▶ [Stated task]:
Produce an exact copy of the lines below that run from the line containing "Write a Python" to the line containing "minor_y = [m", inclusive; any picture is omitted.

▶ [Given records]:
%%

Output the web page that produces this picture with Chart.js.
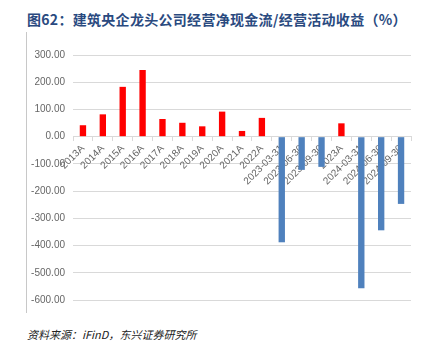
<!DOCTYPE html>
<html lang="zh">
<head>
  <meta charset="UTF-8">
  <title>建筑央企龙头公司经营净现金流/经营活动收益</title>
  <script src="https://cdn.jsdelivr.net/npm/chart.js"></script>
  <style>
    html, body { margin: 0; padding: 0; background: #fff; }
    body { width: 426px; height: 360px; position: relative; overflow: hidden; }
    .title { position: absolute; left: 27px; top: 9px; font: bold 14px "Noto Sans CJK SC", sans-serif; color: #2a4a7f; white-space: nowrap; letter-spacing: 0.3px; }
    .frame { position: absolute; left: 26px; top: 32px; height: 281px; border-left: 1px solid #c8c8c8; }
    .chart { position: absolute; left: 0; top: 40px; width: 426px; height: 280px; }
    .source { position: absolute; left: 27px; top: 326px; font: italic 11px "Noto Sans CJK SC", sans-serif; color: #222; white-space: nowrap; }
  </style>
</head>
<body>
  <div class="title">图62：建筑央企龙头公司经营净现金流/经营活动收益（%）</div>
  <div class="frame"></div>
  <div class="chart"><canvas id="cashChart"></canvas></div>
  <div class="source">资料来源：iFinD，东兴证券研究所</div>

  <script>
    const periods = ['2013A', '2014A', '2015A', '2016A', '2017A', '2018A', '2019A', '2020A', '2021A', '2022A',
      '2023-03-31', '2023-06-30', '2023-09-30', '2023A', '2024-03-31', '2024-06-30', '2024-09-30'];
    const ratio = [42, 82, 183, 245, 65, 51, 38, 92, 21, 69, -388, -122, -111, 49, -557, -344, -247];

    const red = '#ff0000';
    const blue = '#4f81bd';
    const gray = '#666666';

    new Chart(document.getElementById('cashChart'), {
      type: 'bar',
      data: {
        labels: periods,
        datasets: [{
          data: ratio,
          backgroundColor: ratio.map(v => v >= 0 ? red : blue),
          categoryPercentage: 1,
          barPercentage: 0.32
        }]
      },
      options: {
        responsive: true,
        maintainAspectRatio: false,
        animation: false,
        layout: { padding: { top: 15, bottom: 20, right: 15, left: 0 } },
        plugins: {
          legend: { display: false },
          tooltip: { enabled: false }
        },
        scales: {
          x: {
            position: { y: 0 },
            grid: { drawOnChartArea: false, drawTicks: true, tickLength: 4, color: '#d9d9d9', offset: true },
            border: { color: '#d9d9d9' },
            ticks: {
              color: gray,
              font: { family: 'Liberation Sans', size: 10 },
              minRotation: 45,
              maxRotation: 45,
              autoSkip: false,
              padding: 2
            }
          },
          y: {
            min: -600,
            max: 300,
            afterFit: s => { s.width = 73; },
            grid: { color: '#d9d9d9', drawTicks: false },
            border: { display: false },
            ticks: {
              stepSize: 100,
              color: gray,
              padding: 8,
              font: { family: 'Liberation Sans', size: 10 },
              callback: v => v.toFixed(2)
            }
          }
        }
      }
    });
  </script>
</body>
</html>
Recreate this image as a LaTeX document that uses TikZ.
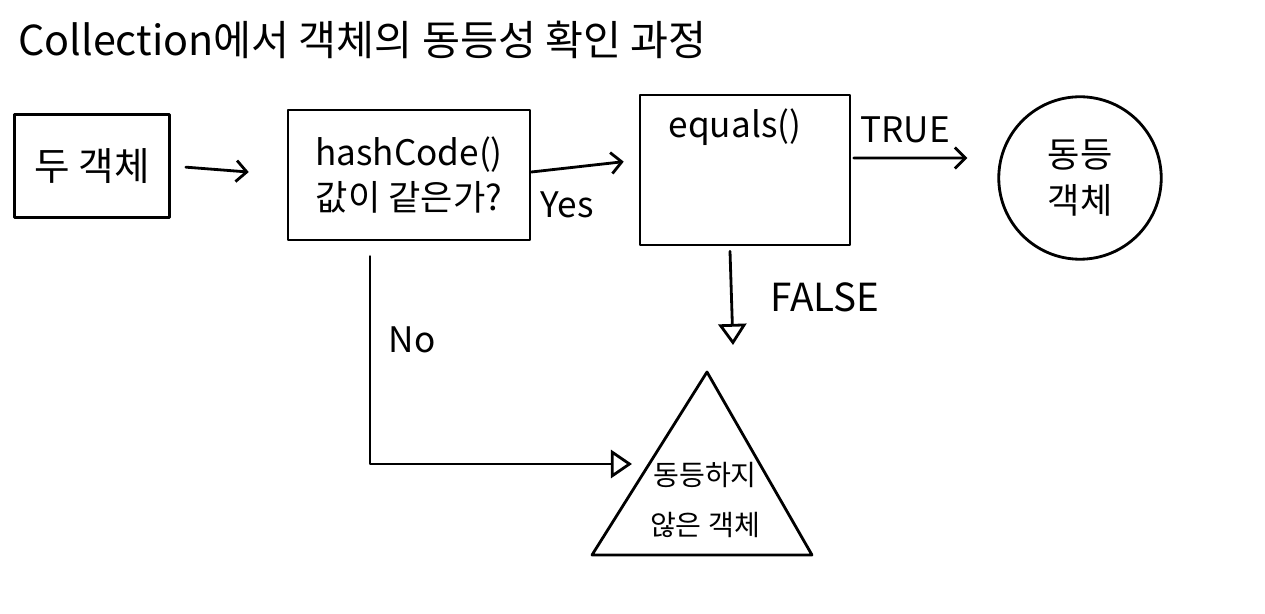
\documentclass[tikz,border=0pt]{standalone}
\usepackage{fontspec}
\setmainfont{Noto Sans CJK KR}
\usetikzlibrary{arrows.meta}
\tikzset{
  ink/.style={line width=1.6pt, line cap=round, line join=round},
  box/.style={ink, draw, rectangle, align=center, inner sep=2pt},
  txt/.style={font=\fontsize{20}{26}\selectfont, align=center},
  flow/.style={ink, -{Straight Barb[length=6pt,width=12pt]}},
  openflow/.style={ink, -{Triangle[open,length=12pt,width=16pt]}},
}
\begin{document}
\begin{tikzpicture}[x=0.02cm,y=-0.02cm]
\useasboundingbox (0,0) rectangle (1265,614);
\node[txt, anchor=west, font=\fontsize{23.5}{28}\selectfont] (title) at (12,40) {Collection에서 객체의 동등성 확인 과정};
\node[box, txt, minimum width=3.1cm, minimum height=2.06cm, font=\fontsize{22}{26}\selectfont] (b1) at (92,166) {두 객체};
\node[box, txt, minimum width=4.84cm, minimum height=2.6cm] (b2) at (409,175) {hashCode()\\값이 같은가?};
\node[box, minimum width=4.2cm, minimum height=3cm] (b3) at (745,170) {};
\node[txt, anchor=north] (b3t) at (735,103) {equals()};
\node[ink, draw, circle, minimum size=3.25cm, txt] (c) at (1080,178) {동등\\객체};
\node[txt, font=\fontsize{16}{28}\selectfont] (ne) at (705,500) {동등하지\\않은 객체};
\coordinate (tA) at (707,372);
\coordinate (tL) at (592,555);
\coordinate (tR) at (812,555);
\draw[ink] (tA) -- (tR) -- (tL) -- cycle;
\coordinate (fEnd) at (733,345);
\coordinate (nEnd) at (632,464);
\draw[flow, shorten <=0.3cm, shorten >=0.76cm] (b1.east) -- (b2.west);
\draw[flow, shorten >=0.3cm] ([yshift=0.06cm]b2.east) -- ([yshift=0.2cm]b3.west);
\draw[flow, shorten <=0.05cm, shorten >=0.6cm] ([yshift=0.24cm]b3.east) -- ([yshift=0.4cm]c.west);
\draw[openflow] ([xshift=-0.3cm,yshift=-0.1cm]b3.south) -- (fEnd);
\draw[openflow, shorten <=0.3cm] ([xshift=-0.78cm]b2.south) |- (nEnd);
\node[txt] (yes) at (567,205) {Yes};
\node[txt] (tru) at (905,130) {TRUE};
\node[txt, font=\fontsize{22}{26}\selectfont] (fal) at (825,297) {FALSE};
\node[txt] (no) at (412,340) {No};
\end{tikzpicture}
\end{document}
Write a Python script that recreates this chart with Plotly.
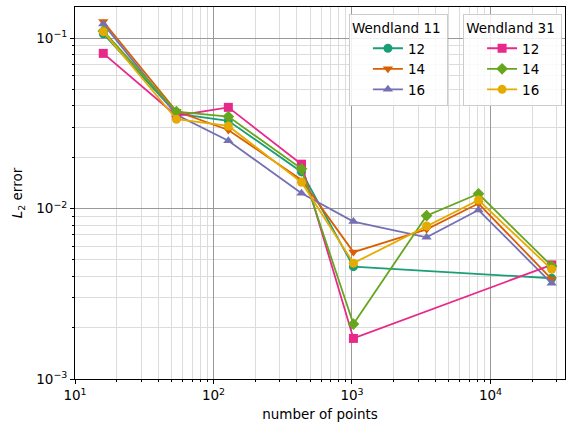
import plotly.graph_objects as go

# number of interpolation points
n_points = [16, 54, 128, 432, 1024, 3456, 8192, 27648]

# L2 errors, Wendland 11 kernels (None = not computed)
w11_12 = [0.106, 0.0360, 0.0327, 0.0164, 0.00456, None, None, 0.00390]
w11_14 = [0.125, 0.0372, 0.0289, 0.0147, 0.00555, 0.00755, 0.0107, 0.00385]
w11_16 = [0.121, 0.0355, 0.0250, 0.0123, 0.00838, 0.00678, 0.0098, 0.00364]

# L2 errors, Wendland 31 kernels
w31_12 = [0.0813, 0.0350, 0.0392, 0.0182, 0.00173, None, None, 0.00467]
w31_14 = [0.110, 0.0370, 0.0346, 0.0171, 0.00210, 0.00908, 0.0122, 0.00460]
w31_16 = [0.109, 0.0334, 0.0305, 0.01425, 0.00478, 0.00790, 0.0112, 0.00440]

series = [
    ("12", w11_12, "#1b9e77", "circle", "legend"),
    ("14", w11_14, "#d95f02", "triangle-down", "legend"),
    ("16", w11_16, "#7570b3", "triangle-up", "legend"),
    ("12", w31_12, "#e7298a", "square", "legend2"),
    ("14", w31_14, "#66a61e", "diamond", "legend2"),
    ("16", w31_16, "#e6ab02", "circle", "legend2"),
]

FONT = "DejaVu Sans"
FS = 13.5
fig = go.Figure()
for name, vals, color, sym, leg in series:
    fig.add_trace(go.Scatter(
        x=n_points, y=vals, name=name, mode="lines+markers",
        connectgaps=True, legend=leg,
        line=dict(color=color, width=1.8),
        marker=dict(symbol=sym, size=9, color=color, line=dict(width=0)),
    ))

decades_x = [10, 100, 1000, 10000]
decades_y = [0.001, 0.01, 0.1]
minor_x = [m * d for d in [10, 100, 1000, 10000] for m in range(2, 10)]
minor_y = [m * d for d in [0.001, 0.01, 0.1] for m in range(2, 10)]


def log_axis(minor_vals):
    return dict(
        type="log", showline=True, linecolor="black", linewidth=1, mirror=True,
        ticks="outside", ticklen=4, tickcolor="black",
        showgrid=True, gridcolor="#999999", gridwidth=1, zeroline=False,
        tickfont=dict(family=FONT, size=FS, color="black"),
        minor=dict(tickmode="array", tickvals=minor_vals,
                   showgrid=True, gridcolor="#dcdcdc", gridwidth=1,
                   ticks="outside", ticklen=2, tickcolor="black"),
    )


legend_common = dict(
    bgcolor="rgba(255,255,255,0.85)", bordercolor="#cccccc", borderwidth=1,
    font=dict(family=FONT, size=FS), indentation=18, tracegroupgap=0,
    y=0.98, yanchor="top", xanchor="left",
)

NB = "\u00a0"
fig.update_layout(
    width=566, height=426,
    margin=dict(l=75, r=1, t=7, b=47),
    paper_bgcolor="white", plot_bgcolor="white",
    font=dict(family=FONT, size=FS, color="black"),
    xaxis=dict(
        log_axis(minor_x), range=[1, 4.538],
        tickvals=decades_x,
        ticktext=["10<sup>1</sup>", "10<sup>2</sup>", "10<sup>3</sup>", "10<sup>4</sup>"],
        title=dict(text="number of points", font=dict(family=FONT, size=FS), standoff=7),
    ),
    yaxis=dict(
        log_axis(minor_y), range=[-3, -0.818],
        tickvals=decades_y,
        ticktext=["10<sup>\u22123</sup>", "10<sup>\u22122</sup>", "10<sup>\u22121</sup>"],
        title=dict(text="<i>L</i><sub>2</sub> error", font=dict(family=FONT, size=FS), standoff=10),
    ),
    legend=dict(
        legend_common, x=0.559,
        title=dict(text="Wendland 11" + NB, side="top center", font=dict(family=FONT, size=FS)),
    ),
    legend2=dict(
        legend_common, x=0.792,
        title=dict(text="Wendland 31" + NB, side="top center", font=dict(family=FONT, size=FS)),
    ),
)

fig.write_html("out.html")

%%

▶ [Complete output]:
Write a Python script that recreates this chart with Plotly.
import plotly.graph_objects as go

# number of interpolation points
n_points = [16, 54, 128, 432, 1024, 3456, 8192, 27648]

# L2 errors, Wendland 11 kernels (None = not computed)
w11_12 = [0.106, 0.0360, 0.0327, 0.0164, 0.00456, None, None, 0.00390]
w11_14 = [0.125, 0.0372, 0.0289, 0.0147, 0.00555, 0.00755, 0.0107, 0.00385]
w11_16 = [0.121, 0.0355, 0.0250, 0.0123, 0.00838, 0.00678, 0.0098, 0.00364]

# L2 errors, Wendland 31 kernels
w31_12 = [0.0813, 0.0350, 0.0392, 0.0182, 0.00173, None, None, 0.00467]
w31_14 = [0.110, 0.0370, 0.0346, 0.0171, 0.00210, 0.00908, 0.0122, 0.00460]
w31_16 = [0.109, 0.0334, 0.0305, 0.01425, 0.00478, 0.00790, 0.0112, 0.00440]

series = [
    ("12", w11_12, "#1b9e77", "circle", "legend"),
    ("14", w11_14, "#d95f02", "triangle-down", "legend"),
    ("16", w11_16, "#7570b3", "triangle-up", "legend"),
    ("12", w31_12, "#e7298a", "square", "legend2"),
    ("14", w31_14, "#66a61e", "diamond", "legend2"),
    ("16", w31_16, "#e6ab02", "circle", "legend2"),
]

FONT = "DejaVu Sans"
FS = 13.5
fig = go.Figure()
for name, vals, color, sym, leg in series:
    fig.add_trace(go.Scatter(
        x=n_points, y=vals, name=name, mode="lines+markers",
        connectgaps=True, legend=leg,
        line=dict(color=color, width=1.8),
        marker=dict(symbol=sym, size=9, color=color, line=dict(width=0)),
    ))

decades_x = [10, 100, 1000, 10000]
decades_y = [0.001, 0.01, 0.1]
minor_x = [m * d for d in [10, 100, 1000, 10000] for m in range(2, 10)]
minor_y = [m * d for d in [0.001, 0.01, 0.1] for m in range(2, 10)]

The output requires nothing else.